Networking Resources
Collaborative Research in the Southeast

Organized by:

in collaboration with

Developing a Heterogeneous Computing Environment
to Simulate Astrophysical Fluid Flows

Joel E. Tohline

Department of Physics & Astronomy
Louisiana State University

1. Lessons Learned (a brief, personal history)

['85-'87] Minnesota Supercomputing Center:
Cray 2
['87-'92] Cornell Theory Center:
IBM 3090 + FPS Array Processors + FPS Hypercube
Greatest successes during late '80s and early '90s:
  • T1 network line into LSU
  • NCSA Telnet
  • NCSA Mosaic
  • Louisiana Board of Regents grant to purchase 8K-node MasPar MP-1 and to establish CCLMS
  • Development of visualization tools, particularly at NCSA and CTC
[1992] Abandoned CTC:
  • Lack of commitment to a stable operating system
  • Lack of vision with regard to parallel architectures
  • Overcommitment to IBM!
['92-'93] Brief stints at PSC and NCSA:
Chasing TMC machines
['97-present] SDSC [NPACI] and Stennis [DoD MSRC}:
Cray T3E and SGI Onyx

2. Present Computing Environment and Strategy [A Success!]

3. Problems Remaining:

It's the Network, stupid !
Sometimes the network connection is so slow, it is impossible to get any work done! We regularly login to a machine at Goddard and connect to SDSC from there because it is quicker than a direct login.

How can we ever hope to perform routine analysis of our huge data sets remotely with the existing network situation?

Stable Parallel Architectures with Efficient Compilers
Disk Space
We are only allowed 10 MB of disk space on the T3E at SDSC. What a joke! Our compiled code with object files is 10 MB alone. This means we must maintain everything else (even diagnostic and continuation files) on scratch disk or download the data to our local disks (network!!) or use SDSC's archive server, which we've found to be unreliable.

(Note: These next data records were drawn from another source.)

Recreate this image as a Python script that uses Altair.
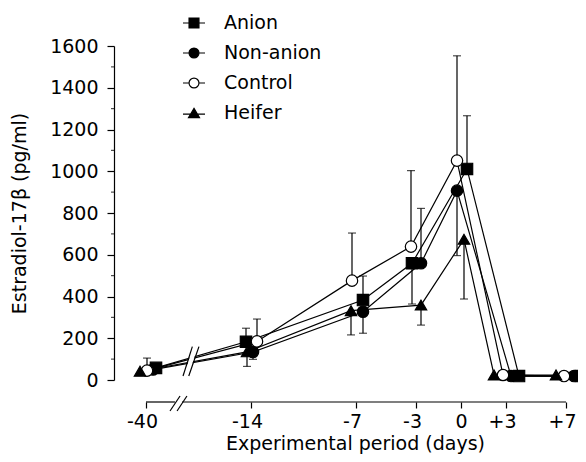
import altair as alt
import pandas as pd

# ---------------- data ----------------
days = [-40, -14, -7, -3, 0, 3, 7]
x_tick_labels = ["-40", "-14", "-7", "-3", "0", "+3", "+7"]
series_names = ["Anion", "Non-anion", "Control", "Heifer"]

anion = [58, 183, 383, 559, 1011, 19, 19]
non_anion = [50, 134, 327, 559, 907, 19, 19]
control = [45, 185, 476, 639, 1051, 24, 19]
heifer = [42, 135, 332, 359, 674, 24, 24]

# error bars: positive = drawn upward, negative = drawn downward
anion_err = [0, 65, 115, -195, 255, 0, 0]
non_anion_err = [0, -35, -103, 263, -311, 0, 0]
control_err = [60, 107, 228, 364, 502, 0, 0]
heifer_err = [0, -70, -116, -96, -286, 0, 0]

# small horizontal dodge of the symbols (in pixels)
anion_dx = [10, -5, 7, -4, 6, 13, 15]
non_anion_dx = [7, 2, 7, 5, -4, 5, 8]
control_dx = [1, 6, -4, -5, -4, -3, -2]
heifer_dx = [-6, -4, -5, 5, 3, -12, -10]

y_ticks = list(range(0, 1601, 200))
y_minor = list(range(100, 1600, 200))

# ---------------- broken x axis ----------------
PX_PER_DAY = 15.0
BREAK_DAY = -40          # drawn at the place of day -21
BREAK_POS = -21


def axis_pos(d):
    return BREAK_POS if d == BREAK_DAY else d


tick_pos = [axis_pos(d) for d in days]

rows = []
for name, vals, errs, dxs in zip(
    series_names,
    [anion, non_anion, control, heifer],
    [anion_err, non_anion_err, control_err, heifer_err],
    [anion_dx, non_anion_dx, control_dx, heifer_dx],
):
    for i, (d, v, e, dx) in enumerate(zip(days, vals, errs, dxs)):
        rows.append(dict(series=name, idx=i, day=d,
                         pos=axis_pos(d) + dx / PX_PER_DAY,
                         value=v, err=e, top=v + e))
df = pd.DataFrame(rows)
err_df = df[df["err"] != 0].reset_index(drop=True)

W, H = 464, 334
x_dom = [(114 - 461) / PX_PER_DAY, (114 + W - 461) / PX_PER_DAY]
xs = alt.Scale(domain=x_dom, nice=False, zero=False)
ys = alt.Scale(domain=[0, 1600], nice=False, zero=False)

FONT = "DejaVu Sans"
FS = 19

label_expr = " : ".join(
    f"datum.value == {p} ? '{t}'" for p, t in zip(tick_pos, x_tick_labels)
) + " : ''"

x_axis = alt.Axis(
    values=tick_pos, labelExpr=label_expr, domain=False, grid=False,
    offset=22, tickSize=6, tickWidth=1.2, tickColor="black",
    labelFont=FONT, labelFontSize=FS, labelColor="black", labelPadding=4,
    labelOffset={"condition": {"test": "datum.value == 0", "value": 0}, "value": -4},
    title="Experimental period (days)", titleFont=FONT, titleFontSize=FS,
    titleFontWeight="normal", titleColor="black",
    titleX=241, titleY=47, titleBaseline="alphabetic",
)
y_axis = alt.Axis(
    values=y_ticks, format="d", grid=False, domain=True, domainColor="black",
    domainWidth=1.2, tickSize=7, tickWidth=1.2, tickColor="black",
    labelFont=FONT, labelFontSize=FS, labelColor="black", labelPadding=9,
    title="Estradiol-17\u03b2 (pg/ml)", titleFont=FONT, titleFontSize=FS,
    titleFontWeight="normal", titleColor="black", titlePadding=20,
)


def X(field):
    return alt.X(field, scale=xs, axis=x_axis)


def Y(field):
    return alt.Y(field, scale=ys, axis=y_axis)


base = alt.Chart(df)

lines = base.mark_line(color="black", strokeWidth=1.2).encode(
    x=X("pos:Q"), y=Y("value:Q"),
    detail="series:N",
    order="idx:Q",
)

# break marks on the data lines (between -40 and -14)
brk = pd.DataFrame({
    "x1": [-18.53, -18.15], "x2": [-17.91, -17.47],
    "y1": [19, 19], "y2": [160, 160],
})
band_df = pd.DataFrame({"x1": [-18.34], "x2": [-17.69], "y1": [15], "y2": [165]})
band = alt.Chart(band_df).mark_rule(color="white", strokeWidth=4.5).encode(
    x=X("x1:Q"), x2="x2:Q", y=Y("y1:Q"), y2="y2:Q",
)
slashes = alt.Chart(brk).mark_rule(color="black", strokeWidth=1.2).encode(
    x=X("x1:Q"), x2="x2:Q", y=Y("y1:Q"), y2="y2:Q",
)

bars = alt.Chart(err_df).mark_rule(color="black", strokeWidth=1.2).encode(
    x=X("pos:Q"), y=Y("value:Q"), y2="top:Q",
)
caps = alt.Chart(err_df).mark_tick(color="black", orient="horizontal",
                                   size=8, thickness=1.2).encode(
    x=X("pos:Q"), y=Y("top:Q"),
)

shape_range = ["square", "circle", "circle", "triangle-up"]
fill_range = ["black", "black", "white", "black"]

points = base.mark_point(filled=True, size=130, stroke="black",
                         strokeWidth=1.2, opacity=1).encode(
    x=X("pos:Q"), y=Y("value:Q"),
    shape=alt.Shape("series:N", scale=alt.Scale(domain=series_names, range=shape_range), legend=None),
    fill=alt.Fill("series:N", scale=alt.Scale(domain=series_names, range=fill_range), legend=None),
)

minor = alt.Chart(pd.DataFrame({"v": y_minor})).mark_tick(
    color="black", orient="horizontal", size=3, thickness=1.2).encode(
    x=alt.value(-1.5),
    y=Y("v:Q"),
)

# x-axis line with a break
xdom_df = pd.DataFrame({"x1": [BREAK_POS, -18.6], "x2": [-19.07, 7]})
xdomain = alt.Chart(xdom_df).mark_rule(color="black", strokeWidth=1.2).encode(
    x=X("x1:Q"), x2="x2:Q",
    y=alt.value(H + 22),
)
xs_df = pd.DataFrame({"x1": [-19.4, -18.93], "x2": [-18.73, -18.27]})
xslash = alt.Chart(xs_df).mark_rule(color="black", strokeWidth=1.2).encode(
    x=X("x1:Q"), x2="x2:Q",
    y=alt.value(H + 31), y2=alt.value(H + 16),
)

legend_paths = [
    "M-1,0H-0.45M0.45,0H1M-0.45,-0.45H0.45V0.45H-0.45Z",
    "M-1,0H-0.45M0.45,0H1M-0.45,0A0.45,0.45,0,1,1,0.45,0A0.45,0.45,0,1,1,-0.45,0Z",
    "M-1,0H-0.45M0.45,0H1M-0.45,0A0.45,0.45,0,1,1,0.45,0A0.45,0.45,0,1,1,-0.45,0Z",
    "M-1,0.1H-0.3M0.3,0.1H1M0,-0.42L0.5,0.42H-0.5Z",
]
leg = dict(title=None, orient="none", legendX=68, legendY=-35, padding=0,
           symbolSize=484, symbolStrokeWidth=1.2, symbolStrokeColor="black",
           labelFont=FONT, labelFontSize=FS, labelColor="black",
           labelOffset=18, rowPadding=8)
legend_layer = base.transform_filter("false").mark_point(
    filled=False, color="black", stroke="black", strokeWidth=1.2, opacity=1).encode(
    x=X("pos:Q"), y=Y("value:Q"),
    shape=alt.Shape("series:N", scale=alt.Scale(domain=series_names, range=legend_paths),
                    legend=alt.Legend(**leg)),
    fill=alt.Fill("series:N", scale=alt.Scale(domain=series_names, range=fill_range),
                  legend=alt.Legend(**leg)),
    stroke=alt.Stroke("series:N", scale=alt.Scale(domain=series_names, range=["black"] * 4),
                      legend=alt.Legend(**leg)),
)

chart = alt.layer(
    lines, band, slashes, bars, caps, points, minor, xdomain, xslash, legend_layer
).resolve_scale(
    shape="independent", fill="independent", stroke="independent"
).properties(
    width=W, height=H,
    padding={"left": 106, "top": 38, "right": 0, "bottom": 74},
    autosize=alt.AutoSizeParams(type="none"),
    background="white",
).configure_view(stroke=None)

chart.save("out.html", embed_options={"renderer": "svg", "actions": False})
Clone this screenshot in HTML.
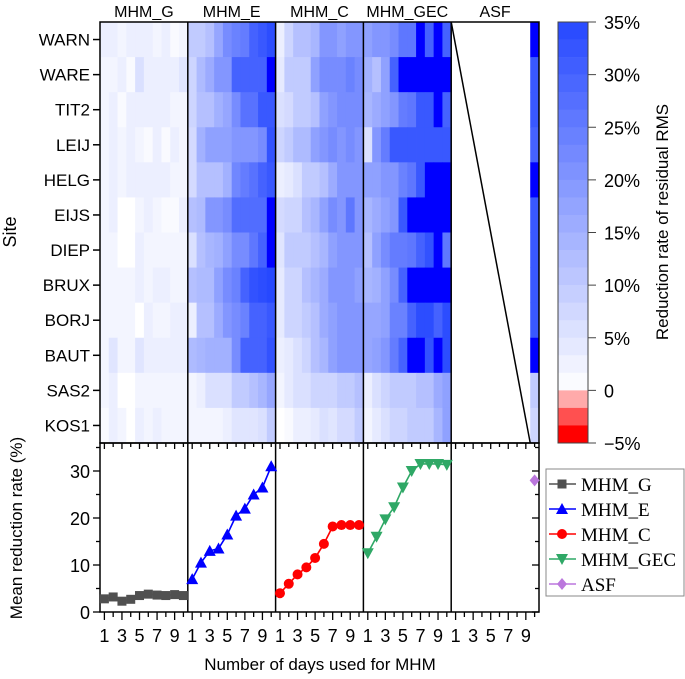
<!DOCTYPE html>
<html><head><meta charset="utf-8"><style>
html,body{margin:0;padding:0;background:#fff;}
svg{display:block;font-family:"Liberation Sans",sans-serif;}
</style></head><body>
<svg id="chart" width="685" height="679" viewBox="0 0 685 679" xmlns="http://www.w3.org/2000/svg"></svg>
<script>
const sites=["WARN","WARE","TIT2","LEIJ","HELG","EIJS","DIEP","BRUX","BORJ","BAUT","SAS2","KOS1"];
const methods=["MHM_G","MHM_E","MHM_C","MHM_GEC","ASF"];
const heatG=[[3,3,2,3,3,3,2,3,1,2],[2,2,3,1,6,3,3,3,3,5],[2,3,1,3,3,3,3,3,2,2],[2,3,2,3,2,1,3,1,3,2],[2,3,2,3,3,3,3,3,2,2],[2,3,0,0,2,3,2,1,1,3],[2,2,0,0,3,2,2,2,2,2],[2,2,2,2,3,2,3,3,2,2],[2,2,2,2,0,3,2,2,3,3],[2,5,2,2,5,3,3,3,3,3],[2,3,0,0,2,2,2,2,2,2],[1,3,2,0,3,2,3,2,2,2]];
const heatE=[[10,10,12,17,22,24,25,30,32,34],[8,13,16,20,20,30,30,30,30,40],[8,12,12,15,17,22,27,27,32,32],[7,15,18,18,18,20,20,20,22,33],[7,12,12,12,15,23,25,27,30,32],[12,13,20,20,22,28,28,28,28,40],[6,12,14,15,18,22,22,26,30,40],[12,13,13,18,22,24,30,33,34,35],[3,12,12,16,20,22,24,30,30,32],[13,14,15,15,15,22,30,30,30,33],[2,3,6,6,6,10,10,12,14,17],[2,2,2,2,3,5,5,5,6,10]];
const heatC=[[3,8,12,12,14,20,20,18,20,20],[4,10,10,10,18,22,22,22,24,22],[6,7,10,10,12,18,20,22,22,22],[8,10,13,13,18,20,22,20,22,20],[3,4,6,10,10,12,16,20,20,20],[7,8,8,12,14,18,22,20,26,20],[5,10,10,10,12,14,18,20,20,20],[4,8,8,12,14,16,20,20,20,18],[4,8,8,10,12,16,18,20,20,20],[3,4,6,8,12,14,18,20,20,20],[2,4,6,6,8,8,8,10,10,12],[0,1,3,3,4,6,5,7,7,10]];
const heatGEC=[[18,20,20,22,26,26,40,30,38,30],[15,12,18,30,40,40,40,40,40,40],[14,16,18,20,25,26,32,32,40,30],[6,20,25,32,32,32,32,32,32,32],[18,18,20,20,24,26,32,40,40,40],[14,16,18,20,32,40,40,40,40,40],[12,18,22,25,25,26,30,33,40,26],[14,15,18,22,30,40,40,40,40,40],[17,17,18,24,24,30,34,34,30,34],[17,18,20,25,30,40,40,33,40,34],[3,6,8,10,10,10,12,12,16,18],[2,4,6,8,8,10,10,10,14,18]];
const heatASF=[40,32,32,30,40,32,32,32,32,36,10,8];
const days=[1,2,3,4,5,6,7,8,9,10];
const meanG=[2.8,3.2,2.3,2.7,3.5,3.8,3.6,3.5,3.7,3.5];
const meanE=[7,10.5,13,13.5,16.5,20.5,22,25,26.5,31];
const meanC=[4,6,8,9.5,11.5,14.5,18.2,18.5,18.5,18.5];
const meanGEC=[12.5,16,19.7,22.3,26.5,30,31.5,31.5,31.5,31.3];
const meanASF=[28];
const yTicks=[0,10,20,30];
const cbTicks=[35,30,25,20,15,10,5,0,-5];
const cbLabels=["35%","30%","25%","20%","15%","10%","5%","0","\u22125%"];

const NS="http://www.w3.org/2000/svg";
const svg=document.getElementById('chart');
function el(tag,attrs,parent){const e=document.createElementNS(NS,tag);for(const k in attrs)e.setAttribute(k,attrs[k]);(parent||svg).appendChild(e);return e;}
const X0=100,PW=87.8,TOP=22,HB=443,RH=(HB-TOP)/12,BOT=612;
const colW=PW/10;
function xCol(p,d){return X0+p*PW+(d-1)*colW;}
function xPt(p,d){return X0+p*PW+(d-0.5)*colW;}
function yRow(i){return TOP+i*RH;}
function yVal(v){return BOT-v*4.7;}
function color(v){
  if(v>35.5)return "#0000ff";
  const t=Math.min(1,Math.max(0,v)/35);
  return `rgb(${Math.round(255-(255-38)*t)},${Math.round(255-(255-72)*t)},255)`;
}
const hg=el('g',{},svg);


const heats=[heatG,heatE,heatC,heatGEC];
heats.forEach((h,p)=>{h.forEach((row,i)=>{row.forEach((v,j)=>{
  const r=el('rect',{x:xCol(p,days[j]),y:yRow(i),width:colW+0.4,height:RH+0.4,fill:color(v)},hg);
  
  
});});});
heatASF.forEach((v,i)=>{
  const r=el('rect',{x:xCol(4,10),y:yRow(i),width:colW,height:RH+0.4,fill:color(v)},hg);
  
  
});
const dl=el('line',{x1:X0+4*PW,y1:TOP,x2:xCol(4,10),y2:HB,stroke:'#000','stroke-width':1.5},svg);


const X1=X0+5*PW;
for(let p=1;p<5;p++){const l=el('line',{x1:X0+p*PW,y1:TOP,x2:X0+p*PW,y2:BOT,stroke:'#000','stroke-width':1.5});}
const f1=el('rect',{x:X0,y:TOP,width:X1-X0,height:HB-TOP,fill:'none',stroke:'#000','stroke-width':1.5});

const f2=el('rect',{x:X0,y:HB,width:X1-X0,height:BOT-HB,fill:'none',stroke:'#000','stroke-width':1.5});

methods.forEach((m,p)=>{const t=el('text',{x:X0+(p+0.5)*PW,y:17,'text-anchor':'middle','font-size':16});t.textContent=m;});
sites.forEach((s,i)=>{const yc=yRow(i)+RH/2;
  const t=el('text',{x:90,y:yc+6,'text-anchor':'end','font-size':17});t.textContent=s;
  el('line',{x1:93,y1:yc,x2:X0,y2:yc,stroke:'#000','stroke-width':1.5});});
const st=el('text',{transform:'translate(16,232) rotate(-90)','text-anchor':'middle','font-size':18});st.textContent='Site';
for(let p=0;p<5;p++){for(let d=1;d<=10;d++){const x=xPt(p,d);
  const big=d%2===1;
  el('line',{x1:x,y1:BOT,x2:x,y2:BOT+(big?8:5),stroke:'#000','stroke-width':1.3});
  el('line',{x1:x,y1:HB,x2:x,y2:HB+(big?6:4),stroke:'#000','stroke-width':1.3});
  if(big){const t=el('text',{x:x,y:BOT+30,'text-anchor':'middle','font-size':18});t.textContent=days[d-1];}
}}
const xt=el('text',{x:320,y:670,'text-anchor':'middle','font-size':17});xt.textContent='Number of days used for MHM';
for(let v=0;v<=35;v+=5){const y=yVal(v);const big=v%10===0;
  el('line',{x1:X0-(big?7:4),y1:y,x2:X0,y2:y,stroke:'#000','stroke-width':1.3});
  el('line',{x1:X1,y1:y,x2:X1-(big?7:4),y2:y,stroke:'#000','stroke-width':1.3});}
yTicks.forEach(v=>{const t=el('text',{x:X0-10,y:yVal(v)+7,'text-anchor':'end','font-size':18});t.textContent=v;});
const yt=el('text',{transform:'translate(22,528) rotate(-90)','text-anchor':'middle','font-size':17});yt.textContent='Mean reduction rate (%)';
function marker(g,shape,x,y,c){
  if(shape==='sq')return el('rect',{x:x-4.5,y:y-4.5,width:9,height:9,fill:c},g);
  if(shape==='up')return el('polygon',{points:`${x},${y-6} ${x-6},${y+5} ${x+6},${y+5}`,fill:c},g);
  if(shape==='dn')return el('polygon',{points:`${x},${y+6} ${x-6},${y-5} ${x+6},${y-5}`,fill:c},g);
  if(shape==='ci')return el('circle',{cx:x,cy:y,r:5,fill:c},g);
  return el('polygon',{points:`${x},${y-6} ${x+5},${y} ${x},${y+6} ${x-5},${y}`,fill:c},g);
}
const series=[[meanG,'#505050','sq',0,'MHM_G'],[meanE,'#0000ff','up',1,'MHM_E'],[meanC,'#ff0000','ci',2,'MHM_C'],[meanGEC,'#2fa866','dn',3,'MHM_GEC']];
series.forEach(([vals,c,sh,p,name])=>{
  const g=el('g',{});
  
  
  const pts=vals.map((v,i)=>`${xPt(p,days[i])},${yVal(v)}`).join(' ');
  el('polyline',{points:pts,fill:'none',stroke:c,'stroke-width':1.6},g);
  vals.forEach((v,i)=>{const m=marker(g,sh,xPt(p,days[i]),yVal(v),c);});
});
const ga=el('g',{});
meanASF.forEach(v=>{const m=marker(ga,'di',xPt(4,10),yVal(v),'#bb77dd');});
const lg=el('g',{});
el('rect',{x:546,y:469,width:138,height:127,fill:'#fff',stroke:'#888','stroke-width':1},lg);
const leg=[['MHM_G','#505050','sq'],['MHM_E','#0000ff','up'],['MHM_C','#ff0000','ci'],['MHM_GEC','#2fa866','dn'],['ASF','#bb77dd','di']];
leg.forEach(([n,c,sh],i)=>{const y=484+i*25;
  const e=el('g',{},lg);
  el('line',{x1:549,y1:y,x2:576,y2:y,stroke:c,'stroke-width':1.6},e);
  marker(e,sh,562,y,c);
  const t=el('text',{x:581,y:y+7,'font-size':19,'font-family':'"Liberation Serif",serif'},e);t.textContent=n;});
const cb=el('g',{});
const CBX=558,CBW=30;
function yCb(v){return TOP+(35-v)*(HB-TOP)/40;}
for(let k=0;k<24;k++){const v0=35-k*5/3;const v1=v0-5/3;el('rect',{x:CBX,y:yCb(v0),width:CBW,height:yCb(v1)-yCb(v0)+0.3,fill:color((v0+v1)/2)},cb);}
const reds=['#ffaaaa','#ff5050','#ff0000'];
for(let k=0;k<3;k++){el('rect',{x:CBX,y:yCb(-k*5/3),width:CBW,height:yCb(-(k+1)*5/3)-yCb(-k*5/3)+0.3,fill:reds[k]},cb);}
el('rect',{x:CBX,y:TOP,width:CBW,height:HB-TOP,fill:'none',stroke:'#444','stroke-width':1},cb);
cbTicks.forEach((v,i)=>{const y=yCb(v);el('line',{x1:CBX+CBW,y1:y,x2:CBX+CBW+8,y2:y,stroke:'#444','stroke-width':1},cb);
  const t=el('text',{x:604,y:y+7,'font-size':18},cb);t.textContent=cbLabels[i];});
const ct=el('text',{transform:'translate(668,222) rotate(-90)','text-anchor':'middle','font-size':17});ct.textContent='Reduction rate of  residual RMS';
</script>
</body></html>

The SGI has the opposite problem. There are no quotas on the SGI cluster, so sometimes the disk containing our home directory fills up. This screws up our automated imaging process. Also, sometimes their scratch disk fills up. (They must not have any automated routines to handle this, because we usually have to send e-mail to get the disk space fixed. And they're not very pleasant when asked to help out!)

Visualization Support
When we initially spent a full week at the SDSC in order to establish our HCE, we received relatively little help from experienced visualization staff. The vislab seemed to be geared to support the visualization needs of local researchers; they did not seem to even know what remote, batch processing was. (They also spend a disproportionate amount of time using their most powerful SGI hardware for conferences and tours!)
Staff Support
Every national center should require that 1/3 of its user-support staff spend at least 2 months each year at a remote (southeastern region?) site so that they can experience first-hand the frustrations associated with being a remote user.

4. The Future?

More Physics:
Incorporate more physics into simulation models.
New Simulation Tools:
Develop an implicit code to evolve systems on longer-than-dynamical timescales.
Diagnostic/Visualization Tools:
Develop time-dependent VRML tools. (Must have high bandwidth network!)
More Versatile Publication Medium:
Develop a truly on-line, browser-accessible publication medium that will permit those of us in simulation work to much more completely present the results of our research efforts.

5. Acknowledgments

This work has been supported, in part, by the U.S. National Science Foundation through grant AST-9528424 and, in part, by grants of high-performance-computing time at the San Diego Supercomputer Center and through the PET program of the NAVOCEANO DoD Major Shared Resource Center in Stennis, MS.